Backdoor attacks are an important type of adversarial threat against deep neural network classifiers, wherein test samples from one or more source classes will be (mis)classified to the attacker's target class when a backdoor pattern is embedded. In this paper, we focus on the post-training backdoor defense scenario commonly considered in the literature, where the defender aims to detect whether a trained classifier was backdoor-attacked without any access to the training set. Many post-training detectors are designed to detect attacks that use either one or a few specific backdoor embedding functions (e.g., patch-replacement or additive attacks). These detectors may fail when the backdoor embedding function used by the attacker (unknown to the defender) is different from the backdoor embedding function assumed by the defender. In contrast, we propose a post-training defense that detects backdoor attacks with arbitrary types of backdoor embeddings, without making any assumptions about the backdoor embedding type. Our detector leverages the influence of the backdoor attack, independent of the backdoor embedding mechanism, on the landscape of the classifier's outputs prior to the softmax layer. For each class, a maximum margin statistic is estimated. Detection inference is then performed by applying an unsupervised anomaly detector to these statistics. Thus, our detector does not need any legitimate clean samples, and can efficiently detect backdoor attacks with arbitrary numbers of source classes. These advantages over several state-of-the-art methods are demonstrated on four datasets, for three different types of backdoor patterns, and for a variety of attack configurations. Finally, we propose a novel, general approach for backdoor mitigation once a detection is made. The mitigation approach was the runner-up at the first IEEE Trojan Removal Competition. The code is online available.

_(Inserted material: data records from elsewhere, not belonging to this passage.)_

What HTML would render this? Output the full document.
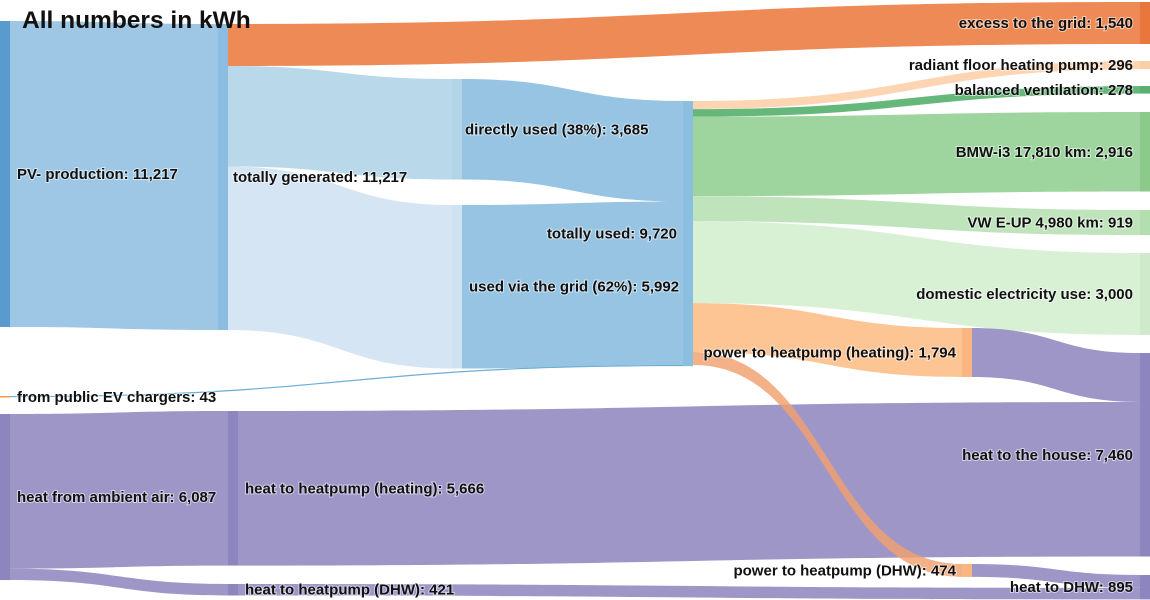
<!DOCTYPE html>
<html><head><meta charset="utf-8"><style>
html,body{margin:0;padding:0;background:#fff;}
svg{display:block;font-family:"Liberation Sans",Arial,sans-serif;}
.lbl{font-size:15px;font-weight:bold;fill:#111;paint-order:stroke;stroke:#fff;stroke-width:2px;stroke-opacity:0.55;}
</style></head><body>
<svg id="chart" width="1150" height="600" viewBox="0 0 1150 600">
<g id="links"></g>
<g id="nodes"></g>
<g id="labels"></g>
<text x="22" y="28" font-size="24.5" font-weight="bold" fill="#111">All numbers in kWh</text>
</svg>
<script>
const nodeNames = ["PV- production","totally generated","directly used (38%)","used via the grid (62%)","totally used","excess to the grid","radiant floor heating pump","balanced ventilation","BMW-i3 17,810 km","VW E-UP 4,980 km","domestic electricity use","power to heatpump (heating)","power to heatpump (DHW)","heat to the house","heat to DHW","heat from ambient air","heat to heatpump (heating)","heat to heatpump (DHW)","from public EV chargers"];
const nodeValues = [11217,11217,3685,5992,9720,1540,296,278,2916,919,3000,1794,474,7460,895,6087,5666,421,43];
const linkSources = [0,1,1,1,2,3,18,4,4,4,4,4,4,15,15,11,16,12,17,4];
const linkTargets = [1,5,2,3,4,4,4,6,7,8,9,10,11,16,17,13,13,14,14,12];
const linkValues  = [11217,1540,3685,5992,3685,5992,43,296,278,2916,919,3000,1794,5666,421,1794,5666,474,421,474];

// layout (positions, not data)
const nodeX = [0,218,452,452,683,1140,1140,1140,1140,1140,1140,962,962,1140,1140,0,228,228,0];
const nodeY = [21,24,79,205,101,2,61,86,112,210,253,328,564,353,575,414,411,584,396];
const nodeW = 10;
const K = 0.02728;
const nodeColors = ["#5a9bcf","#8cbde0","#b2d4e7","#cfe2f1","#8bbfe0","#e8773e","#fdcfa6","#5bb070","#8cca8c","#b3dfb0","#cfeacb","#f9b681","#f9b681","#8c85be","#8c85be","#8c85be","#8c85be","#8c85be","#f39c4a"];
const linkColors = ["#9dc7e4","#ee8a56","#b9d9ea","#d5e5f3","#97c4e2","#97c4e2","#6baed6","#fdd5b2","#66b87a","#9ed59f","#bfe4bc","#d8f0d4","#fdc494","#9e96c7","#9e96c7","#9e96c7","#9e96c7","#9e96c7","#9e96c7","rgba(240,160,110,0.82)"];
// label placement: [anchor, x, dy]
const labelPos = [["start",17,0],["start",233,0],["start",465,0],["start",469,0],["end",677,0],["end",1133,0],["end",1133,0],["end",1133,0],["end",1133,0],["end",1133,0],["end",1133,0],["end",956,0],["end",956,0],["end",1133,0],["end",1133,0],["start",17,0],["start",245,0],["start",245,0],["start",17,0]];
const fmt = v => v.toLocaleString("en-US");
const NS = "http://www.w3.org/2000/svg";
const gL = document.getElementById("links"), gN = document.getElementById("nodes"), gT = document.getElementById("labels");
const outOff = nodeValues.map(()=>0), inOff = nodeValues.map(()=>0);
linkValues.forEach((v,i)=>{
  const s=linkSources[i], t=linkTargets[i];
  const h=Math.max(v*K,1);
  const y0=nodeY[s]+outOff[s]; outOff[s]+=v*K;
  const y1=nodeY[t]+inOff[t]; inOff[t]+=v*K;
  const x0=nodeX[s]+nodeW, x1=nodeX[t];
  const mx=(x0+x1)/2;
  const d=`M${x0},${y0} C${mx},${y0} ${mx},${y1} ${x1},${y1} L${x1},${y1+h} C${mx},${y1+h} ${mx},${y0+h} ${x0},${y0+h} Z`;
  const p=document.createElementNS(NS,"path");
  p.setAttribute("d",d);
  p.setAttribute("fill",linkColors[i]);
  
  
  gL.appendChild(p);
});
nodeValues.forEach((v,i)=>{
  const h=Math.max(v*K,1.5);
  const r=document.createElementNS(NS,"rect");
  r.setAttribute("x",nodeX[i]); r.setAttribute("y",nodeY[i]);
  r.setAttribute("width",nodeW); r.setAttribute("height",h);
  r.setAttribute("fill",nodeColors[i]);
  
  
  gN.appendChild(r);
  const lp=labelPos[i];
  const t=document.createElementNS(NS,"text");
  t.setAttribute("class","lbl");
  t.setAttribute("text-anchor",lp[0]);
  t.setAttribute("x",lp[1]);
  t.setAttribute("y",nodeY[i]+h/2+5+lp[2]);
  t.textContent=nodeNames[i]+": "+fmt(v);
  
  
  gT.appendChild(t);
});
</script>
</body></html>
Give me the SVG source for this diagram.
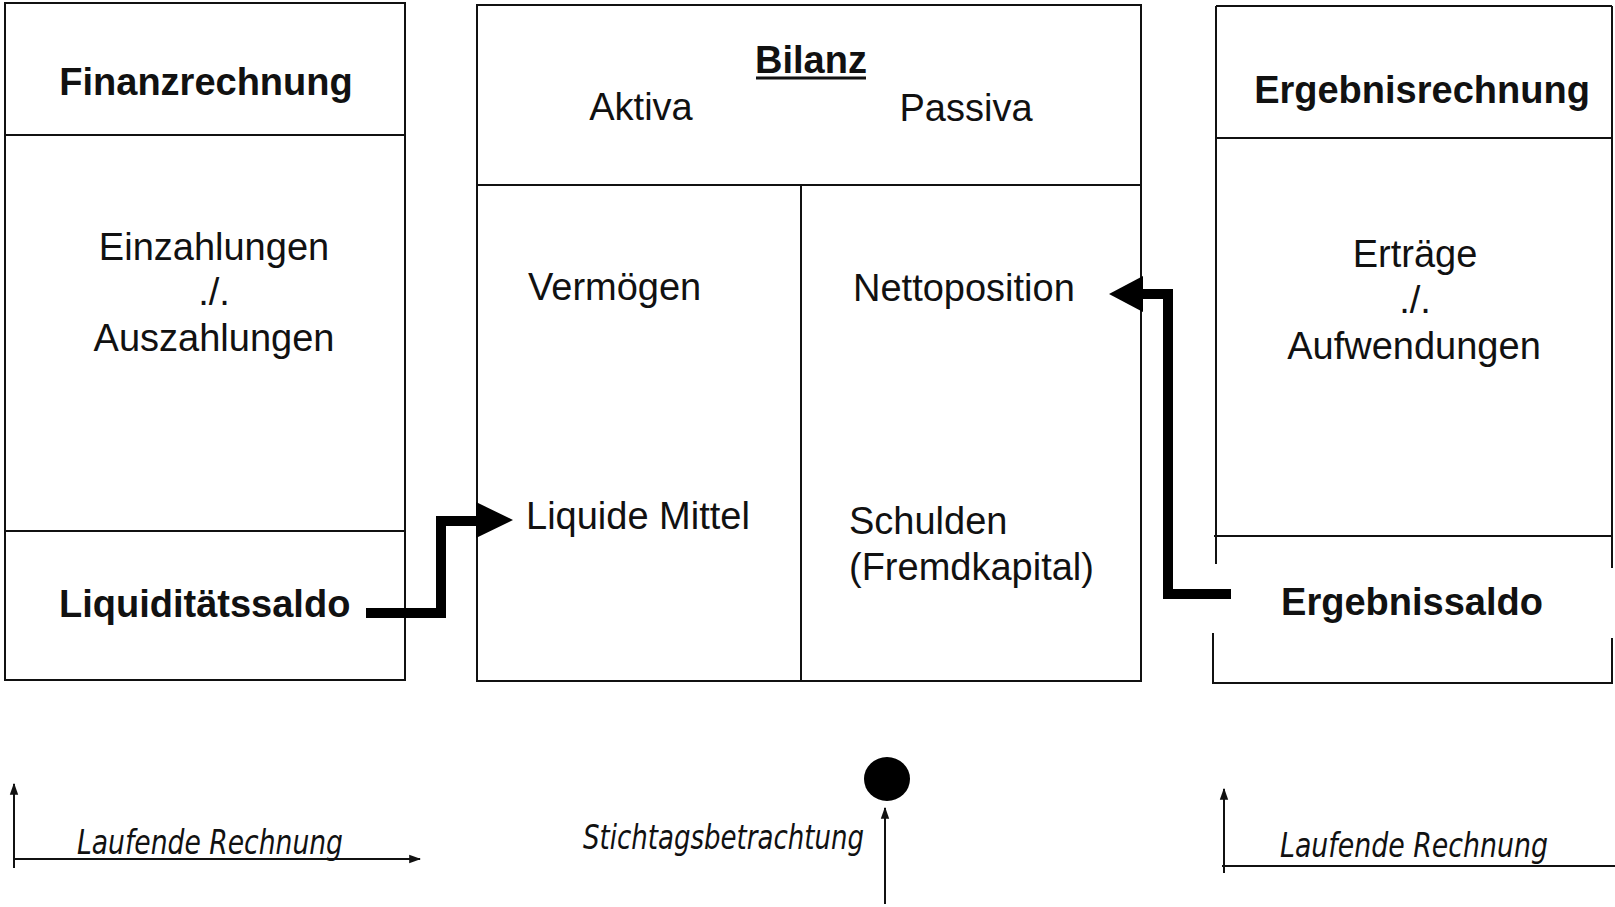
<svg xmlns="http://www.w3.org/2000/svg" width="1615" height="907" viewBox="0 0 1615 907">
<style>
.box{fill:none;stroke:#111;stroke-width:2}
.t{font-family:"Liberation Sans",Arial,sans-serif;font-size:38px;fill:#111}
.b{font-weight:bold}
.m{text-anchor:middle}
.i{font-family:"DejaVu Sans","Liberation Sans",sans-serif;font-style:italic;font-size:33px;fill:#111}
.thick{fill:none;stroke:#000;stroke-width:10}
.thin{fill:none;stroke:#111;stroke-width:2}
</style>
<defs>
<marker id="ah" viewBox="0 0 10 10" refX="9" refY="5" markerWidth="6" markerHeight="6" orient="auto" markerUnits="strokeWidth">
<path d="M0,1.5 L10,5 L0,8.5 Z" fill="#111"/>
</marker>
</defs>
<rect width="1615" height="907" fill="#fff"/>

<g id="finanzrechnung">
<rect class="box" x="5" y="3" width="400" height="677"/>
<line class="box" x1="5" y1="135" x2="405" y2="135"/>
<line class="box" x1="5" y1="531" x2="405" y2="531"/>
<text class="t b m" x="206" y="95">Finanzrechnung</text>
<text class="t m" x="214" y="260">Einzahlungen</text>
<text class="t m" x="214" y="305">./.</text>
<text class="t m" x="214" y="351">Auszahlungen</text>
<text class="t b" x="59" y="617">Liquiditätssaldo</text>
</g>

<g id="bilanz">
<rect class="box" x="477" y="5" width="664" height="676"/>
<line class="box" x1="477" y1="185" x2="1141" y2="185"/>
<line class="box" x1="801" y1="185" x2="801" y2="681"/>
<text class="t b m" x="811" y="73">Bilanz</text>
<line x1="756" y1="78" x2="866" y2="78" stroke="#111" stroke-width="3"/>
<text class="t m" x="641" y="120">Aktiva</text>
<text class="t m" x="966" y="121">Passiva</text>
<text class="t" x="528" y="300">Vermögen</text>
<text class="t" x="853" y="301">Nettoposition</text>
<text class="t" x="526" y="529">Liquide Mittel</text>
<text class="t" x="849" y="534">Schulden</text>
<text class="t" x="849" y="580">(Fremdkapital)</text>
</g>

<g id="ergebnisrechnung">
<line class="box" x1="1216" y1="6" x2="1612" y2="6"/>
<line class="box" x1="1216" y1="6" x2="1216" y2="564"/>
<line class="box" x1="1612" y1="6" x2="1612" y2="568"/>
<line class="box" x1="1216" y1="138" x2="1612" y2="138"/>
<line class="box" x1="1214" y1="536" x2="1612" y2="536"/>
<polyline class="box" points="1213,633 1213,683 1612,683 1612,638"/>
<text class="t b m" x="1422" y="103">Ergebnisrechnung</text>
<text class="t m" x="1415" y="267">Erträge</text>
<text class="t m" x="1415" y="313">./.</text>
<text class="t m" x="1414" y="359">Aufwendungen</text>
<text class="t b m" x="1412" y="615">Ergebnissaldo</text>
</g>

<g id="connectors">
<polyline class="thick" points="366,613 441,613 441,521 480,521"/>
<polygon points="476,502 513,520 476,538" fill="#000"/>
<polyline class="thick" points="1231,594 1168,594 1168,294 1140,294"/>
<polygon points="1143,276 1109,294 1143,312" fill="#000"/>
</g>

<g id="zeitachse-links">
<line class="thin" x1="14" y1="868" x2="14" y2="784" marker-end="url(#ah)"/>
<line class="thin" x1="13" y1="859" x2="420" y2="859" marker-end="url(#ah)"/>
<text class="i" x="77" y="854" textLength="266" lengthAdjust="spacingAndGlyphs">Laufende Rechnung</text>
</g>

<g id="stichtag">
<ellipse cx="887" cy="779" rx="23" ry="22" fill="#000"/>
<line class="thin" x1="885" y1="904" x2="885" y2="808" marker-end="url(#ah)"/>
<text class="i" x="583" y="849" textLength="281" lengthAdjust="spacingAndGlyphs">Stichtagsbetrachtung</text>
</g>

<g id="zeitachse-rechts">
<line class="thin" x1="1224" y1="873" x2="1224" y2="789" marker-end="url(#ah)"/>
<line class="thin" x1="1222" y1="866" x2="1615" y2="866"/>
<text class="i" x="1280" y="857" textLength="268" lengthAdjust="spacingAndGlyphs">Laufende Rechnung</text>
</g>
</svg>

翻译：后门攻击是针对深度神经网络分类器的一种重要对抗性威胁：当测试样本被嵌入后门模式时，来自一个或多个源类别的样本将被（错误）分类至攻击者设定的目标类别。本文聚焦于文献中常见的后训练后门防御场景——防御方无法访问训练集，仅需检测训练后的分类器是否遭受后门攻击。现有后检测器通常针对特定后门嵌入函数（如补丁替换或加法攻击）设计，当攻击者使用的后门嵌入函数（防御方未知）与防御方假设的函数不同时，此类检测器可能失效。相比之下，我们提出一种无需假设后门嵌入类型的后训练防御方法，可检测任意后门嵌入类型的攻击。该检测器利用后门攻击对分类器softmax层前输出分布的影响（该影响与后门嵌入机制无关），为每个类别估计最大间距统计量，并通过无监督异常检测算法对这些统计量进行推理判断。因此，本检测器无需任何干净样本，且能高效检测含任意数量源类别的后门攻击。我们在四种数据集、三种后门模式类型及多种攻击配置下验证了该方法相较于多种先进方法的优势。此外，针对检测后的后门缓解问题，我们提出一种新颖的通用方法——该方法在首届IEEE木马移除竞赛中获得亚军，相关代码已开源。